Nor was it as if the Empress had rejected every form of etiquette. When it came to her own person, she was fully insistent that the rules governing behavior to an imperial majesty be observed. Countess Festetics realized as much when she wrote in her diary, “It cannot be denied that protocol is a very clever invention. Without it, Olympus
would have toppled long ago. As soon as the gods show human frailties, they stop standing on their altars, and people stop bending their knees to them. The same is true for the world. But it does not have a happy effect on the images of the deities, and once idolatry no longer serves them, everything goes awry. For they will want to have both.”61
*
The wedding of the Emperor’s older daughter, Gisela, in April 1873 meant little more to Elisabeth than a dreaded public appearance. The bride was sixteen, the mother of the bride thirty-five years old. As usual, little notice was taken of the daughter. Elisabeth’s appearance outshone the festivities.
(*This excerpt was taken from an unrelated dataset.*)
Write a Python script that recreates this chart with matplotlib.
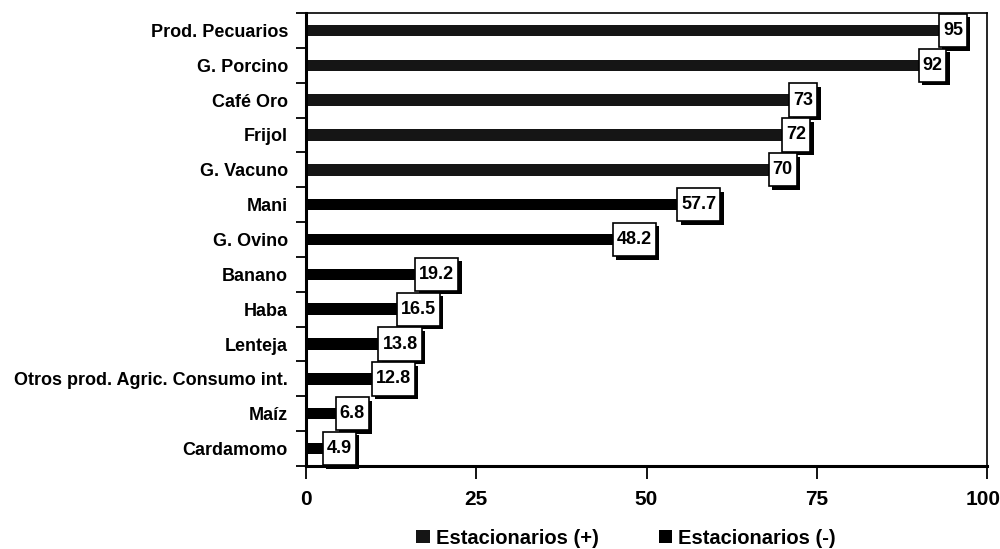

Marie Festetics: “how beautiful she was in her silver-embroidered dress; her cascading, truly shimmering hair with the glittering tiara is beyond words. But the most beautiful is not her physical being—no it is what floats above it—It is something like an atmosphere—a breath of loveliness—nobility—grace—girlishness—modesty and yet again a grandeur over ‘Her’ that is deeply touching.”62
At the railroad station, there followed a great family scene to speed the newlyweds on their way. Neues Wiener Tagblatt: “the most touching sight was offered by Crown Prince Rudolf; he wept unceasingly and was unable either to stem the flow of tears or to suppress his sobs, even though he visibly struggled to control himself.” The two older children had grown up in such isolation from the rest of the family that they had become unusually close. The separation was extremely hard on both—sixteen-year-old Gisela as well as fourteen-year-old Rudolf. Gisela, too, sobbed as she said her good-byes. The Emperor had tears in his eyes. “Nevertheless, the Princess, accompanied by her mother, walked with firm steps, greeting the deeply bowing spectators in a friendly way, toward the train compartment, which she entered.”63 By far the most composed was the mother of the bride. Her only show of emotion, while all the others sobbed and wept, was to press “her handkerchief to her tear-filled eyes.”